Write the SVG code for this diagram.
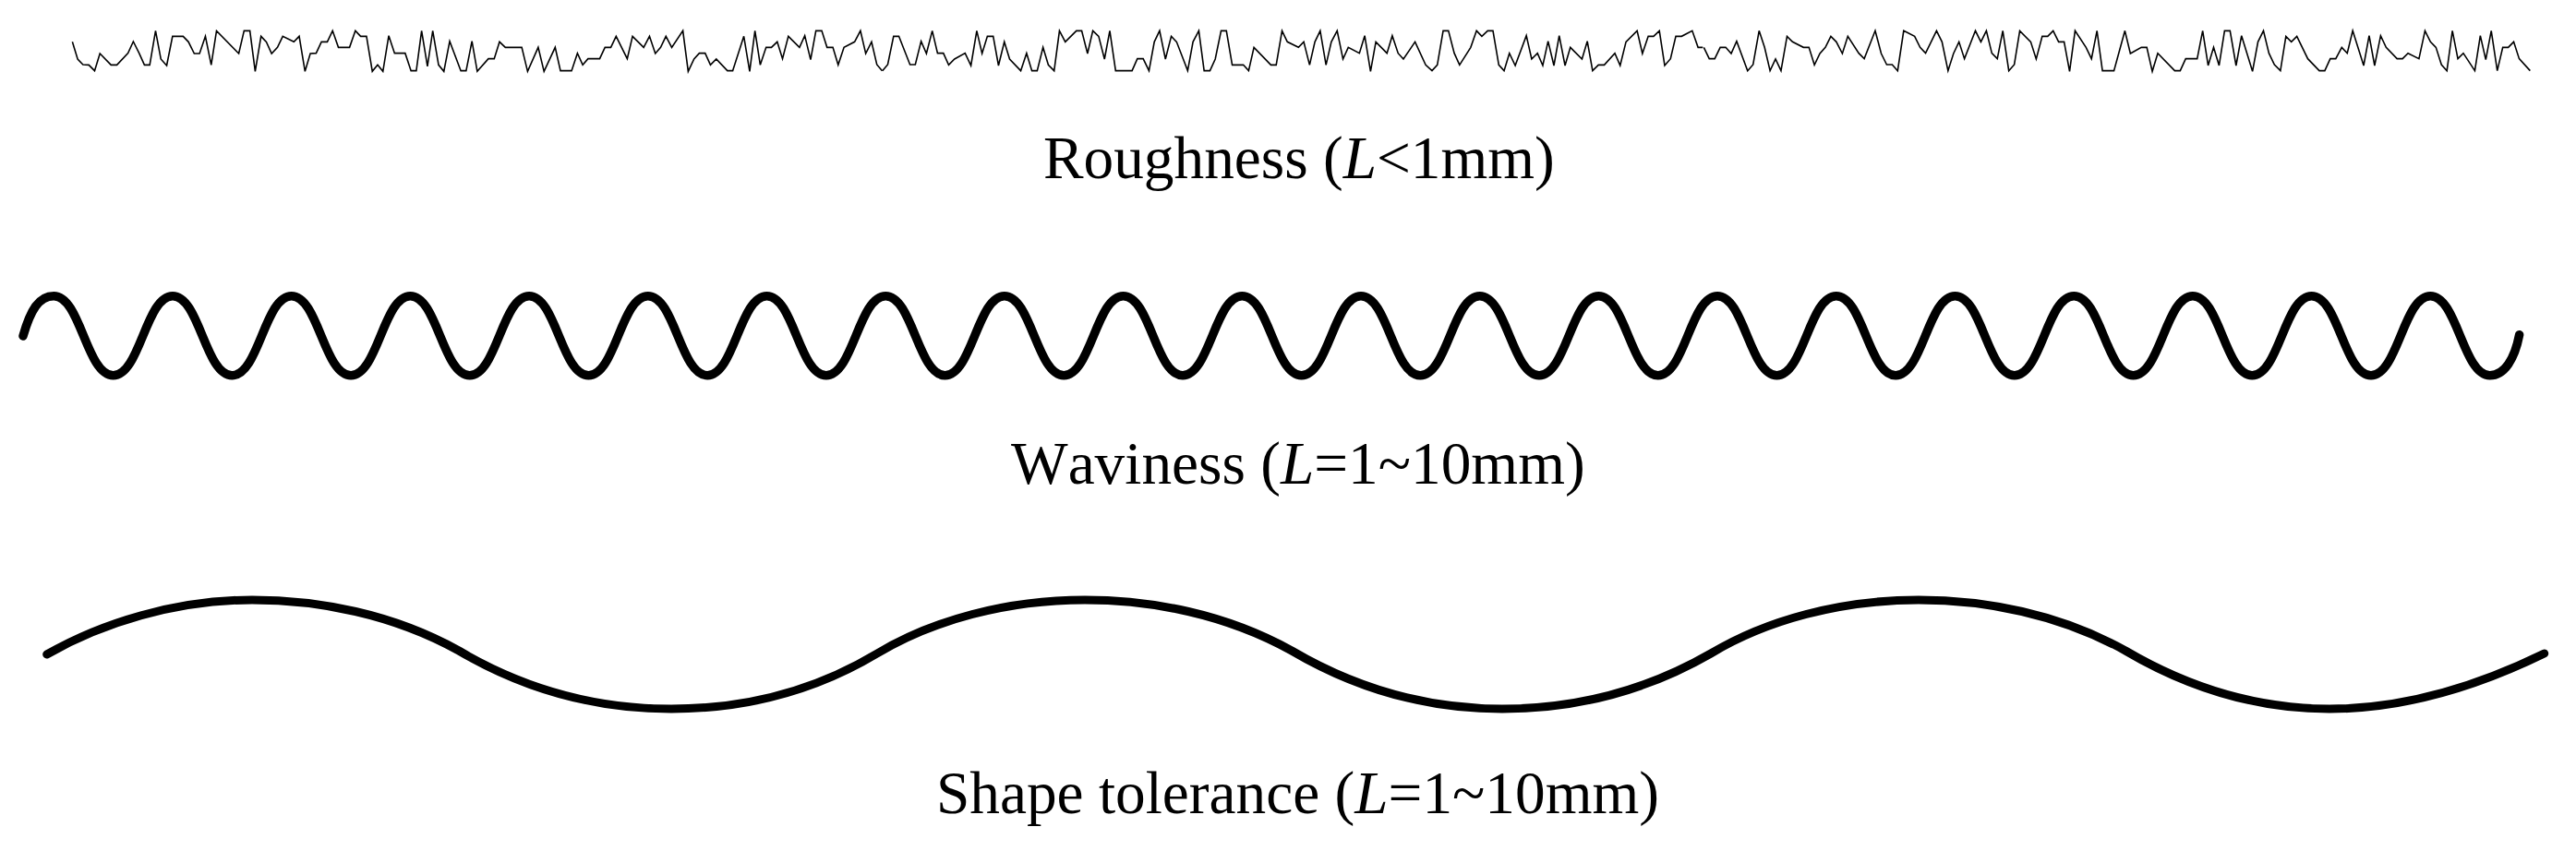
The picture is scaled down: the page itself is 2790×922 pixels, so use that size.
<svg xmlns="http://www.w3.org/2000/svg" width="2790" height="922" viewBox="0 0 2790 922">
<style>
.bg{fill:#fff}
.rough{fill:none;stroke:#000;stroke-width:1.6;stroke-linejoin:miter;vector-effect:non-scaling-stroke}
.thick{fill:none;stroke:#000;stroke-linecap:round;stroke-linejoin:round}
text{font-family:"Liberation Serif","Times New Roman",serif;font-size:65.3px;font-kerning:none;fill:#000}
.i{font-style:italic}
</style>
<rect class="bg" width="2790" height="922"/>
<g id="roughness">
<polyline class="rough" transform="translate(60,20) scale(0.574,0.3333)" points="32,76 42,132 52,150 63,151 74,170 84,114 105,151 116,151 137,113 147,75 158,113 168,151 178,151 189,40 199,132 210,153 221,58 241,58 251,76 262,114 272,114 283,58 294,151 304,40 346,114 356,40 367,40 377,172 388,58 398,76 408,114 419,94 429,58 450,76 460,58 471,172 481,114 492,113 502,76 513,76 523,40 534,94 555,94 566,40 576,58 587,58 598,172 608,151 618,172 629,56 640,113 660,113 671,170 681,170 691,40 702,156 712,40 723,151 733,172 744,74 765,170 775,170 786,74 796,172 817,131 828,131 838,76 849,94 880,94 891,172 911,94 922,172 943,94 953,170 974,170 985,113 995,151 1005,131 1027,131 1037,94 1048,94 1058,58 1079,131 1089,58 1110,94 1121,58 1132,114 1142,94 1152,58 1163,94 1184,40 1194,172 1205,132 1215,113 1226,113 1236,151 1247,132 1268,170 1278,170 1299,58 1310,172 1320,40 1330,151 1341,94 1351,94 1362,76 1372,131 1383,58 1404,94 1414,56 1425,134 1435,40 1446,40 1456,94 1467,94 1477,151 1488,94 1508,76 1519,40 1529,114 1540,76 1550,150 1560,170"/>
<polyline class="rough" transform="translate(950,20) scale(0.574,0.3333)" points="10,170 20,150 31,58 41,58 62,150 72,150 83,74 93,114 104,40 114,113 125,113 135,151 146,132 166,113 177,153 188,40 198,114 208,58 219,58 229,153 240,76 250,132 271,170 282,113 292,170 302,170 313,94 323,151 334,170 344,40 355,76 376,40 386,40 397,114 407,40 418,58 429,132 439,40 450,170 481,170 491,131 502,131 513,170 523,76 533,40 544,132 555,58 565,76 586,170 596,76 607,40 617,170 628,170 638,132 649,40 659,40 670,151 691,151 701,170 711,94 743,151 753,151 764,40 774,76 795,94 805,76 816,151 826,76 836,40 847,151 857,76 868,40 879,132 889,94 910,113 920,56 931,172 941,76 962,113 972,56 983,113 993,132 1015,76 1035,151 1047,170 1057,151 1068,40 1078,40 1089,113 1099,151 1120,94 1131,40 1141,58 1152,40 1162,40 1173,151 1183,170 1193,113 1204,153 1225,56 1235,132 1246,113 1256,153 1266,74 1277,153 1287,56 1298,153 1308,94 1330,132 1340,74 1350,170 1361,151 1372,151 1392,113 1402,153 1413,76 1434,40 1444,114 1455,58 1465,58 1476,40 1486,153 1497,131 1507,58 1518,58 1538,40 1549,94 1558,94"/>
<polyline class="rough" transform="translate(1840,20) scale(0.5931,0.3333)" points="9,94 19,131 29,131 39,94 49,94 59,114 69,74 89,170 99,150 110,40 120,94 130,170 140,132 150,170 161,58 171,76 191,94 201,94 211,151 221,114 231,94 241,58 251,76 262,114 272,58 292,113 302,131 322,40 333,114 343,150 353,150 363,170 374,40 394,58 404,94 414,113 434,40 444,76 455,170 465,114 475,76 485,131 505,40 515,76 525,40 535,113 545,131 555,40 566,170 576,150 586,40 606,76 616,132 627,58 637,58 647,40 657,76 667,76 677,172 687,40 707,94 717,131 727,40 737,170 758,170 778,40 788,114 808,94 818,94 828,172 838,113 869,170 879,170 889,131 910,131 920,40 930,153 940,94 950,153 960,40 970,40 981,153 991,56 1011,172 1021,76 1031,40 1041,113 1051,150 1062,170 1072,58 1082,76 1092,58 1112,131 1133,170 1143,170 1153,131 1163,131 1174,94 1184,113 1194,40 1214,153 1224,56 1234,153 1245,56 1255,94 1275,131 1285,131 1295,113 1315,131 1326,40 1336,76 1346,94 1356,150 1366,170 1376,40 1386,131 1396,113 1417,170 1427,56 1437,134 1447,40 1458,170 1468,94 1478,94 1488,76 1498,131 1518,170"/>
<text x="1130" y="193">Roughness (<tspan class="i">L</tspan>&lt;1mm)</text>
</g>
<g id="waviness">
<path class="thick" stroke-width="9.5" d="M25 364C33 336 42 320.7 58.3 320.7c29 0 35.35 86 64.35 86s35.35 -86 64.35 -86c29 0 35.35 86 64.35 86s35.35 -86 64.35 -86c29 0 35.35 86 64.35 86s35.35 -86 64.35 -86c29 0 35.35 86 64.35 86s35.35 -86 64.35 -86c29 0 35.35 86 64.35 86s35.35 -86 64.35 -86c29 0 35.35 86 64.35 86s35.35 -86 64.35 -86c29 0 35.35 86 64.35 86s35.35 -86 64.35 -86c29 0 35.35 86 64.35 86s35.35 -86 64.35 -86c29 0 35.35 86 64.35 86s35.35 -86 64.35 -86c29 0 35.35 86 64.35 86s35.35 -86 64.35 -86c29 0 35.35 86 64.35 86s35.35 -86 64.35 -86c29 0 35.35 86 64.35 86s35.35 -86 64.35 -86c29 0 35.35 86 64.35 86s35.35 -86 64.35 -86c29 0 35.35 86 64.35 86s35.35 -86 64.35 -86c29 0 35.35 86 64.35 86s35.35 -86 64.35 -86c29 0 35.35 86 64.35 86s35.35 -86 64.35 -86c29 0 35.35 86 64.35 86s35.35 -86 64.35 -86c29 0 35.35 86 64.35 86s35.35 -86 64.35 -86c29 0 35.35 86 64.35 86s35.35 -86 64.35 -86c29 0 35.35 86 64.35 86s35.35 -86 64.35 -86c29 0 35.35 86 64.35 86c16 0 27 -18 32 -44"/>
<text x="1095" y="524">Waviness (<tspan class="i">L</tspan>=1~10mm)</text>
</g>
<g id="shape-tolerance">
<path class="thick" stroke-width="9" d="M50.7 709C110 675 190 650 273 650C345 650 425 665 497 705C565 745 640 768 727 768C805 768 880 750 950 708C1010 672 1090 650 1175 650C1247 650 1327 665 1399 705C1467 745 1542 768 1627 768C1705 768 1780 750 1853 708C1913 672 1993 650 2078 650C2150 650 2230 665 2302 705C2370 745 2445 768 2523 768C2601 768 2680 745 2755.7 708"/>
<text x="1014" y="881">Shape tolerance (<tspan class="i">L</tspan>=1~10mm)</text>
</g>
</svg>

━━━━━━━━━━━━━━━━━━━━━━━━━━━━━━

> [TASK STATEMENT] All the lines above are to be given again exactly as they read, with the pictures removed.

> [TASK OUTPUT]
Write the SVG code for this diagram.
The picture is scaled down: the page itself is 2790×922 pixels, so use that size.
<svg xmlns="http://www.w3.org/2000/svg" width="2790" height="922" viewBox="0 0 2790 922">
<style>
.bg{fill:#fff}
.rough{fill:none;stroke:#000;stroke-width:1.6;stroke-linejoin:miter;vector-effect:non-scaling-stroke}
.thick{fill:none;stroke:#000;stroke-linecap:round;stroke-linejoin:round}
text{font-family:"Liberation Serif","Times New Roman",serif;font-size:65.3px;font-kerning:none;fill:#000}
.i{font-style:italic}
</style>
<rect class="bg" width="2790" height="922"/>
<g id="roughness">
<polyline class="rough" transform="translate(60,20) scale(0.574,0.3333)" points="32,76 42,132 52,150 63,151 74,170 84,114 105,151 116,151 137,113 147,75 158,113 168,151 178,151 189,40 199,132 210,153 221,58 241,58 251,76 262,114 272,114 283,58 294,151 304,40 346,114 356,40 367,40 377,172 388,58 398,76 408,114 419,94 429,58 450,76 460,58 471,172 481,114 492,113 502,76 513,76 523,40 534,94 555,94 566,40 576,58 587,58 598,172 608,151 618,172 629,56 640,113 660,113 671,170 681,170 691,40 702,156 712,40 723,151 733,172 744,74 765,170 775,170 786,74 796,172 817,131 828,131 838,76 849,94 880,94 891,172 911,94 922,172 943,94 953,170 974,170 985,113 995,151 1005,131 1027,131 1037,94 1048,94 1058,58 1079,131 1089,58 1110,94 1121,58 1132,114 1142,94 1152,58 1163,94 1184,40 1194,172 1205,132 1215,113 1226,113 1236,151 1247,132 1268,170 1278,170 1299,58 1310,172 1320,40 1330,151 1341,94 1351,94 1362,76 1372,131 1383,58 1404,94 1414,56 1425,134 1435,40 1446,40 1456,94 1467,94 1477,151 1488,94 1508,76 1519,40 1529,114 1540,76 1550,150 1560,170"/>
<polyline class="rough" transform="translate(950,20) scale(0.574,0.3333)" points="10,170 20,150 31,58 41,58 62,150 72,150 83,74 93,114 104,40 114,113 125,113 135,151 146,132 166,113 177,153 188,40 198,114 208,58 219,58 229,153 240,76 250,132 271,170 282,113 292,170 302,170 313,94 323,151 334,170 344,40 355,76 376,40 386,40 397,114 407,40 418,58 429,132 439,40 450,170 481,170 491,131 502,131 513,170 523,76 533,40 544,132 555,58 565,76 586,170 596,76 607,40 617,170 628,170 638,132 649,40 659,40 670,151 691,151 701,170 711,94 743,151 753,151 764,40 774,76 795,94 805,76 816,151 826,76 836,40 847,151 857,76 868,40 879,132 889,94 910,113 920,56 931,172 941,76 962,113 972,56 983,113 993,132 1015,76 1035,151 1047,170 1057,151 1068,40 1078,40 1089,113 1099,151 1120,94 1131,40 1141,58 1152,40 1162,40 1173,151 1183,170 1193,113 1204,153 1225,56 1235,132 1246,113 1256,153 1266,74 1277,153 1287,56 1298,153 1308,94 1330,132 1340,74 1350,170 1361,151 1372,151 1392,113 1402,153 1413,76 1434,40 1444,114 1455,58 1465,58 1476,40 1486,153 1497,131 1507,58 1518,58 1538,40 1549,94 1558,94"/>
<polyline class="rough" transform="translate(1840,20) scale(0.5931,0.3333)" points="9,94 19,131 29,131 39,94 49,94 59,114 69,74 89,170 99,150 110,40 120,94 130,170 140,132 150,170 161,58 171,76 191,94 201,94 211,151 221,114 231,94 241,58 251,76 262,114 272,58 292,113 302,131 322,40 333,114 343,150 353,150 363,170 374,40 394,58 404,94 414,113 434,40 444,76 455,170 465,114 475,76 485,131 505,40 515,76 525,40 535,113 545,131 555,40 566,170 576,150 586,40 606,76 616,132 627,58 637,58 647,40 657,76 667,76 677,172 687,40 707,94 717,131 727,40 737,170 758,170 778,40 788,114 808,94 818,94 828,172 838,113 869,170 879,170 889,131 910,131 920,40 930,153 940,94 950,153 960,40 970,40 981,153 991,56 1011,172 1021,76 1031,40 1041,113 1051,150 1062,170 1072,58 1082,76 1092,58 1112,131 1133,170 1143,170 1153,131 1163,131 1174,94 1184,113 1194,40 1214,153 1224,56 1234,153 1245,56 1255,94 1275,131 1285,131 1295,113 1315,131 1326,40 1336,76 1346,94 1356,150 1366,170 1376,40 1386,131 1396,113 1417,170 1427,56 1437,134 1447,40 1458,170 1468,94 1478,94 1488,76 1498,131 1518,170"/>
<text x="1130" y="193">Roughness (<tspan class="i">L</tspan>&lt;1mm)</text>
</g>
<g id="waviness">
<path class="thick" stroke-width="9.5" d="M25 364C33 336 42 320.7 58.3 320.7c29 0 35.35 86 64.35 86s35.35 -86 64.35 -86c29 0 35.35 86 64.35 86s35.35 -86 64.35 -86c29 0 35.35 86 64.35 86s35.35 -86 64.35 -86c29 0 35.35 86 64.35 86s35.35 -86 64.35 -86c29 0 35.35 86 64.35 86s35.35 -86 64.35 -86c29 0 35.35 86 64.35 86s35.35 -86 64.35 -86c29 0 35.35 86 64.35 86s35.35 -86 64.35 -86c29 0 35.35 86 64.35 86s35.35 -86 64.35 -86c29 0 35.35 86 64.35 86s35.35 -86 64.35 -86c29 0 35.35 86 64.35 86s35.35 -86 64.35 -86c29 0 35.35 86 64.35 86s35.35 -86 64.35 -86c29 0 35.35 86 64.35 86s35.35 -86 64.35 -86c29 0 35.35 86 64.35 86s35.35 -86 64.35 -86c29 0 35.35 86 64.35 86s35.35 -86 64.35 -86c29 0 35.35 86 64.35 86s35.35 -86 64.35 -86c29 0 35.35 86 64.35 86s35.35 -86 64.35 -86c29 0 35.35 86 64.35 86s35.35 -86 64.35 -86c29 0 35.35 86 64.35 86s35.35 -86 64.35 -86c29 0 35.35 86 64.35 86s35.35 -86 64.35 -86c29 0 35.35 86 64.35 86s35.35 -86 64.35 -86c29 0 35.35 86 64.35 86c16 0 27 -18 32 -44"/>
<text x="1095" y="524">Waviness (<tspan class="i">L</tspan>=1~10mm)</text>
</g>
<g id="shape-tolerance">
<path class="thick" stroke-width="9" d="M50.7 709C110 675 190 650 273 650C345 650 425 665 497 705C565 745 640 768 727 768C805 768 880 750 950 708C1010 672 1090 650 1175 650C1247 650 1327 665 1399 705C1467 745 1542 768 1627 768C1705 768 1780 750 1853 708C1913 672 1993 650 2078 650C2150 650 2230 665 2302 705C2370 745 2445 768 2523 768C2601 768 2680 745 2755.7 708"/>
<text x="1014" y="881">Shape tolerance (<tspan class="i">L</tspan>=1~10mm)</text>
</g>
</svg>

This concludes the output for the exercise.